» DATA SEGMENT
======
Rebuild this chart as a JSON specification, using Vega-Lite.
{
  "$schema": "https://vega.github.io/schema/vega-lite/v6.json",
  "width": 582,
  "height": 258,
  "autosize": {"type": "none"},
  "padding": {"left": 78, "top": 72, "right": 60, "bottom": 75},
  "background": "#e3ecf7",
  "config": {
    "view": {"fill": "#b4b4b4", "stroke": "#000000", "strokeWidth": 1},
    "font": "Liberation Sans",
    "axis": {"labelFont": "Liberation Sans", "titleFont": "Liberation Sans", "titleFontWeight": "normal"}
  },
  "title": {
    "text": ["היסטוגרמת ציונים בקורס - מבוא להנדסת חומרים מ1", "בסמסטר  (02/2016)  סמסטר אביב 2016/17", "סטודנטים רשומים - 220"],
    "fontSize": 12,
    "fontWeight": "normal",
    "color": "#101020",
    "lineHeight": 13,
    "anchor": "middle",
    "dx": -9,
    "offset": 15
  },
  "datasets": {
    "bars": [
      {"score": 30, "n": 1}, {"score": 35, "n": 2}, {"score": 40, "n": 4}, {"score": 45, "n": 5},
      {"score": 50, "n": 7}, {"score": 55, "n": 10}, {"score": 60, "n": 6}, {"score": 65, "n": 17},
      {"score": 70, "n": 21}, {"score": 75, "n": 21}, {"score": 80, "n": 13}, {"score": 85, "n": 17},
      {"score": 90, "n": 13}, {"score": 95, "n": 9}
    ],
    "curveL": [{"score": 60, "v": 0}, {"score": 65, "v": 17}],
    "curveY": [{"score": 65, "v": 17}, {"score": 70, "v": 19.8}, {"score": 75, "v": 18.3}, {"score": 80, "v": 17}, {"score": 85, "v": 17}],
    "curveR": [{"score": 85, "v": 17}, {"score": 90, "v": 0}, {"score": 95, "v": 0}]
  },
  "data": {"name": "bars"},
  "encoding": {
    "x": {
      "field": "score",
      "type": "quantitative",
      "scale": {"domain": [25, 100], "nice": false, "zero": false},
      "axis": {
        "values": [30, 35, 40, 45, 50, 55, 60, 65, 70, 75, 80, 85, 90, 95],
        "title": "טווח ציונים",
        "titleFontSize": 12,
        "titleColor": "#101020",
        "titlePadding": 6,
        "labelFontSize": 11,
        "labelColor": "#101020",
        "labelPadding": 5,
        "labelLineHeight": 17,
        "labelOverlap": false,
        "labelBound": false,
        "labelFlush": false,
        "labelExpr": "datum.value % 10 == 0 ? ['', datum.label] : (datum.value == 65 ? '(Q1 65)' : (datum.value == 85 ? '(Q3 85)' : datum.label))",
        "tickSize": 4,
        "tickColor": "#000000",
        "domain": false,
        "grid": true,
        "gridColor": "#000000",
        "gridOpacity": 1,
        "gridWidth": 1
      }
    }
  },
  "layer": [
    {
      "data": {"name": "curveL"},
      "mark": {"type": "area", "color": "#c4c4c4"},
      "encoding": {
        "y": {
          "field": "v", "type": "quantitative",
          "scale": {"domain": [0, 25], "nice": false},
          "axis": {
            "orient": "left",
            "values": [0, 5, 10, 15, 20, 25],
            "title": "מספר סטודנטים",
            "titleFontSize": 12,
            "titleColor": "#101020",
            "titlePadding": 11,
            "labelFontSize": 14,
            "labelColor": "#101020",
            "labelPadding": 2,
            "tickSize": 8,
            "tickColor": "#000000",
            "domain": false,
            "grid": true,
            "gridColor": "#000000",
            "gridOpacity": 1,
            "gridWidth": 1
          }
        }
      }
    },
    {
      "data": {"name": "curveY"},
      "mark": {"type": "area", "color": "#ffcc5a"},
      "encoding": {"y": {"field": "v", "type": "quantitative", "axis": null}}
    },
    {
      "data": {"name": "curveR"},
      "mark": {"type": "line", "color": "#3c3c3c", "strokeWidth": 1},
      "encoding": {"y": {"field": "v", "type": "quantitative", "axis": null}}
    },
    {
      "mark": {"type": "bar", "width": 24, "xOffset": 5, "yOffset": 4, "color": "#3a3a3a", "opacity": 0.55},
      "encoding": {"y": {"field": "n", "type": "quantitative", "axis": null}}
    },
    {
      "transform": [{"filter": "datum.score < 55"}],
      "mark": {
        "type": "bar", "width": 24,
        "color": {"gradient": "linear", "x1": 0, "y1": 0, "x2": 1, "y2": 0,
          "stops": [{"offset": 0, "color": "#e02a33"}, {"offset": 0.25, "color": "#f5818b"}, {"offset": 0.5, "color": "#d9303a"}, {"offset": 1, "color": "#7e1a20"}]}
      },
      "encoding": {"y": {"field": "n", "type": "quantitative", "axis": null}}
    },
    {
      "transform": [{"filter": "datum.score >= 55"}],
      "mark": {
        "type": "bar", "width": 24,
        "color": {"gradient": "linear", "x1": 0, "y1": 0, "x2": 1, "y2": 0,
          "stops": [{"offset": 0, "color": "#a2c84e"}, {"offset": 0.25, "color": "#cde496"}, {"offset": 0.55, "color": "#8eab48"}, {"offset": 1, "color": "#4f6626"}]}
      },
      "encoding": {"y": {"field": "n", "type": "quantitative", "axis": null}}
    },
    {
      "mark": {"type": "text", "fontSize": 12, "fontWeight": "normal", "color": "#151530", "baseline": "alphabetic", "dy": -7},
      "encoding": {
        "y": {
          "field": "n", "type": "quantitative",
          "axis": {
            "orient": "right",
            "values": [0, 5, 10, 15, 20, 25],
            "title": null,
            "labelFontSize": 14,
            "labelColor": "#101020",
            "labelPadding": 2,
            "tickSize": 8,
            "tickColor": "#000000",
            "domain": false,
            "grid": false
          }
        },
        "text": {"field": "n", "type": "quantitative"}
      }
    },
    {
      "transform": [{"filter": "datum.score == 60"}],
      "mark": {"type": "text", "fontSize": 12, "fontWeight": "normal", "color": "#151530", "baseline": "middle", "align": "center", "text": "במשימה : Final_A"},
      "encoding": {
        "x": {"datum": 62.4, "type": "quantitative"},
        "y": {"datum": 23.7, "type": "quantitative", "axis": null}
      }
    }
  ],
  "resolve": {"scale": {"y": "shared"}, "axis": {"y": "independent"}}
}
======
» WORK INSTRUCTIONS
Retype the data exactly as given.

» ANSWER FOR THE TASK
Rebuild this chart as a JSON specification, using Vega-Lite.
{
  "$schema": "https://vega.github.io/schema/vega-lite/v6.json",
  "width": 582,
  "height": 258,
  "autosize": {"type": "none"},
  "padding": {"left": 78, "top": 72, "right": 60, "bottom": 75},
  "background": "#e3ecf7",
  "config": {
    "view": {"fill": "#b4b4b4", "stroke": "#000000", "strokeWidth": 1},
    "font": "Liberation Sans",
    "axis": {"labelFont": "Liberation Sans", "titleFont": "Liberation Sans", "titleFontWeight": "normal"}
  },
  "title": {
    "text": ["היסטוגרמת ציונים בקורס - מבוא להנדסת חומרים מ1", "בסמסטר  (02/2016)  סמסטר אביב 2016/17", "סטודנטים רשומים - 220"],
    "fontSize": 12,
    "fontWeight": "normal",
    "color": "#101020",
    "lineHeight": 13,
    "anchor": "middle",
    "dx": -9,
    "offset": 15
  },
  "datasets": {
    "bars": [
      {"score": 30, "n": 1}, {"score": 35, "n": 2}, {"score": 40, "n": 4}, {"score": 45, "n": 5},
      {"score": 50, "n": 7}, {"score": 55, "n": 10}, {"score": 60, "n": 6}, {"score": 65, "n": 17},
      {"score": 70, "n": 21}, {"score": 75, "n": 21}, {"score": 80, "n": 13}, {"score": 85, "n": 17},
      {"score": 90, "n": 13}, {"score": 95, "n": 9}
    ],
    "curveL": [{"score": 60, "v": 0}, {"score": 65, "v": 17}],
    "curveY": [{"score": 65, "v": 17}, {"score": 70, "v": 19.8}, {"score": 75, "v": 18.3}, {"score": 80, "v": 17}, {"score": 85, "v": 17}],
    "curveR": [{"score": 85, "v": 17}, {"score": 90, "v": 0}, {"score": 95, "v": 0}]
  },
  "data": {"name": "bars"},
  "encoding": {
    "x": {
      "field": "score",
      "type": "quantitative",
      "scale": {"domain": [25, 100], "nice": false, "zero": false},
      "axis": {
        "values": [30, 35, 40, 45, 50, 55, 60, 65, 70, 75, 80, 85, 90, 95],
        "title": "טווח ציונים",
        "titleFontSize": 12,
        "titleColor": "#101020",
        "titlePadding": 6,
        "labelFontSize": 11,
        "labelColor": "#101020",
        "labelPadding": 5,
        "labelLineHeight": 17,
        "labelOverlap": false,
        "labelBound": false,
        "labelFlush": false,
        "labelExpr": "datum.value % 10 == 0 ? ['', datum.label] : (datum.value == 65 ? '(Q1 65)' : (datum.value == 85 ? '(Q3 85)' : datum.label))",
        "tickSize": 4,
        "tickColor": "#000000",
        "domain": false,
        "grid": true,
        "gridColor": "#000000",
        "gridOpacity": 1,
        "gridWidth": 1
      }
    }
  },
  "layer": [
    {
      "data": {"name": "curveL"},
      "mark": {"type": "area", "color": "#c4c4c4"},
      "encoding": {
        "y": {
          "field": "v", "type": "quantitative",
          "scale": {"domain": [0, 25], "nice": false},
          "axis": {
            "orient": "left",
            "values": [0, 5, 10, 15, 20, 25],
            "title": "מספר סטודנטים",
            "titleFontSize": 12,
            "titleColor": "#101020",
            "titlePadding": 11,
            "labelFontSize": 14,
            "labelColor": "#101020",
            "labelPadding": 2,
            "tickSize": 8,
            "tickColor": "#000000",
            "domain": false,
            "grid": true,
            "gridColor": "#000000",
            "gridOpacity": 1,
            "gridWidth": 1
          }
        }
      }
    },
    {
      "data": {"name": "curveY"},
      "mark": {"type": "area", "color": "#ffcc5a"},
      "encoding": {"y": {"field": "v", "type": "quantitative", "axis": null}}
    },
    {
      "data": {"name": "curveR"},
      "mark": {"type": "line", "color": "#3c3c3c", "strokeWidth": 1},
      "encoding": {"y": {"field": "v", "type": "quantitative", "axis": null}}
    },
    {
      "mark": {"type": "bar", "width": 24, "xOffset": 5, "yOffset": 4, "color": "#3a3a3a", "opacity": 0.55},
      "encoding": {"y": {"field": "n", "type": "quantitative", "axis": null}}
    },
    {
      "transform": [{"filter": "datum.score < 55"}],
      "mark": {
        "type": "bar", "width": 24,
        "color": {"gradient": "linear", "x1": 0, "y1": 0, "x2": 1, "y2": 0,
          "stops": [{"offset": 0, "color": "#e02a33"}, {"offset": 0.25, "color": "#f5818b"}, {"offset": 0.5, "color": "#d9303a"}, {"offset": 1, "color": "#7e1a20"}]}
      },
      "encoding": {"y": {"field": "n", "type": "quantitative", "axis": null}}
    },
    {
      "transform": [{"filter": "datum.score >= 55"}],
      "mark": {
        "type": "bar", "width": 24,
        "color": {"gradient": "linear", "x1": 0, "y1": 0, "x2": 1, "y2": 0,
          "stops": [{"offset": 0, "color": "#a2c84e"}, {"offset": 0.25, "color": "#cde496"}, {"offset": 0.55, "color": "#8eab48"}, {"offset": 1, "color": "#4f6626"}]}
      },
      "encoding": {"y": {"field": "n", "type": "quantitative", "axis": null}}
    },
    {
      "mark": {"type": "text", "fontSize": 12, "fontWeight": "normal", "color": "#151530", "baseline": "alphabetic", "dy": -7},
      "encoding": {
        "y": {
          "field": "n", "type": "quantitative",
          "axis": {
            "orient": "right",
            "values": [0, 5, 10, 15, 20, 25],
            "title": null,
            "labelFontSize": 14,
            "labelColor": "#101020",
            "labelPadding": 2,
            "tickSize": 8,
            "tickColor": "#000000",
            "domain": false,
            "grid": false
          }
        },
        "text": {"field": "n", "type": "quantitative"}
      }
    },
    {
      "transform": [{"filter": "datum.score == 60"}],
      "mark": {"type": "text", "fontSize": 12, "fontWeight": "normal", "color": "#151530", "baseline": "middle", "align": "center", "text": "במשימה : Final_A"},
      "encoding": {
        "x": {"datum": 62.4, "type": "quantitative"},
        "y": {"datum": 23.7, "type": "quantitative", "axis": null}
      }
    }
  ],
  "resolve": {"scale": {"y": "shared"}, "axis": {"y": "independent"}}
}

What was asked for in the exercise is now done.